→ Written exercise:
Your task is to retype the lines from the opening of the material through the line that includes "0.0080, 0.0040, 0.0]". Do not copy the pictures.

--- Provided data ---

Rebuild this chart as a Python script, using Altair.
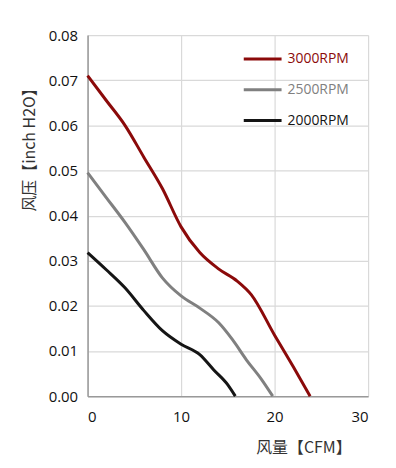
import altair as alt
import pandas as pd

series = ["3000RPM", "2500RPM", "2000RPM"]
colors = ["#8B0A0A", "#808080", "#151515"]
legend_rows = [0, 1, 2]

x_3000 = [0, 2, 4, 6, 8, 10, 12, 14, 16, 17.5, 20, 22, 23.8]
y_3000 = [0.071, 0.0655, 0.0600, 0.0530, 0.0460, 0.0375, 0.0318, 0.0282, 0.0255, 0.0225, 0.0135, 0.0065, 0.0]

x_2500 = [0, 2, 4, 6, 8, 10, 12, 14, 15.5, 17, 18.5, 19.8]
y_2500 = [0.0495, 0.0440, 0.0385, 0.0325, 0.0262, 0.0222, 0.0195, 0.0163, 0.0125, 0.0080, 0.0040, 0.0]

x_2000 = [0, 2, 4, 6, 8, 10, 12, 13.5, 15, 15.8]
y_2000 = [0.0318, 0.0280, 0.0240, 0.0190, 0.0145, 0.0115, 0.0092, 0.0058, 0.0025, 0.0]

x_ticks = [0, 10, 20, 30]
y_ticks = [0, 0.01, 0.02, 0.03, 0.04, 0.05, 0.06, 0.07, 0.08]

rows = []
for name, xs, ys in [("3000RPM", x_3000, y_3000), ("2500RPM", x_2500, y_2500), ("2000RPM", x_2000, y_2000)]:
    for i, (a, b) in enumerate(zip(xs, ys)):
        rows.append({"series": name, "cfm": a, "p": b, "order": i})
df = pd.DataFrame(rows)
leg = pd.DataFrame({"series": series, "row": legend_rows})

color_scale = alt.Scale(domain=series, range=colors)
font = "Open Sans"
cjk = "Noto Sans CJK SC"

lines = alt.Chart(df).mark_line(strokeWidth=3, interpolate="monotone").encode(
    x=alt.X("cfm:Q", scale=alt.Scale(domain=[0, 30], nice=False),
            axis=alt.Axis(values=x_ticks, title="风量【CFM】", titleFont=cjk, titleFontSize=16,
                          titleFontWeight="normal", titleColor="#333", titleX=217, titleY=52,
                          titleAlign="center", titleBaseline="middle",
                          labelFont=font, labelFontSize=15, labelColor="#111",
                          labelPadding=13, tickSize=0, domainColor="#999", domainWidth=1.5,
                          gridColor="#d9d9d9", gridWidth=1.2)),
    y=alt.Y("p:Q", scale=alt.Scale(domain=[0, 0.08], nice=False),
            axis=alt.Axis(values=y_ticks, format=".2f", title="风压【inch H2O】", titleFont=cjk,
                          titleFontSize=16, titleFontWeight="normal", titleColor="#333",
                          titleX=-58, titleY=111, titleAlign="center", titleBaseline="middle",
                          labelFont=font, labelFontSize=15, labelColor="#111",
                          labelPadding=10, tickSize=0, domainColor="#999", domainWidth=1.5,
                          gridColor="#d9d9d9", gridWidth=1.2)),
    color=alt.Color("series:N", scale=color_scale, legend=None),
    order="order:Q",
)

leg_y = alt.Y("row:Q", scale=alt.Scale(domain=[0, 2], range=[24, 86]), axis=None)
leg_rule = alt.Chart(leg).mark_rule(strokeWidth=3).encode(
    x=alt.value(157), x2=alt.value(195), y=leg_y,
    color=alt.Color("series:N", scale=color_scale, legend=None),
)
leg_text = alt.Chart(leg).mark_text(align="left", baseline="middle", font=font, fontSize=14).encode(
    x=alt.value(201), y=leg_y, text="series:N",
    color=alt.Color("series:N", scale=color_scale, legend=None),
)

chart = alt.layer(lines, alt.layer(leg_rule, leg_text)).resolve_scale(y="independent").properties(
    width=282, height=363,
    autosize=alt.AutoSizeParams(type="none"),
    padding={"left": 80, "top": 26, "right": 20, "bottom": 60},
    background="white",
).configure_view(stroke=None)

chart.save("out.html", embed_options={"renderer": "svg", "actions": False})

---

→ Exercise response:
Rebuild this chart as a Python script, using Altair.
import altair as alt
import pandas as pd

series = ["3000RPM", "2500RPM", "2000RPM"]
colors = ["#8B0A0A", "#808080", "#151515"]
legend_rows = [0, 1, 2]

x_3000 = [0, 2, 4, 6, 8, 10, 12, 14, 16, 17.5, 20, 22, 23.8]
y_3000 = [0.071, 0.0655, 0.0600, 0.0530, 0.0460, 0.0375, 0.0318, 0.0282, 0.0255, 0.0225, 0.0135, 0.0065, 0.0]

x_2500 = [0, 2, 4, 6, 8, 10, 12, 14, 15.5, 17, 18.5, 19.8]
y_2500 = [0.0495, 0.0440, 0.0385, 0.0325, 0.0262, 0.0222, 0.0195, 0.0163, 0.0125, 0.0080, 0.0040, 0.0]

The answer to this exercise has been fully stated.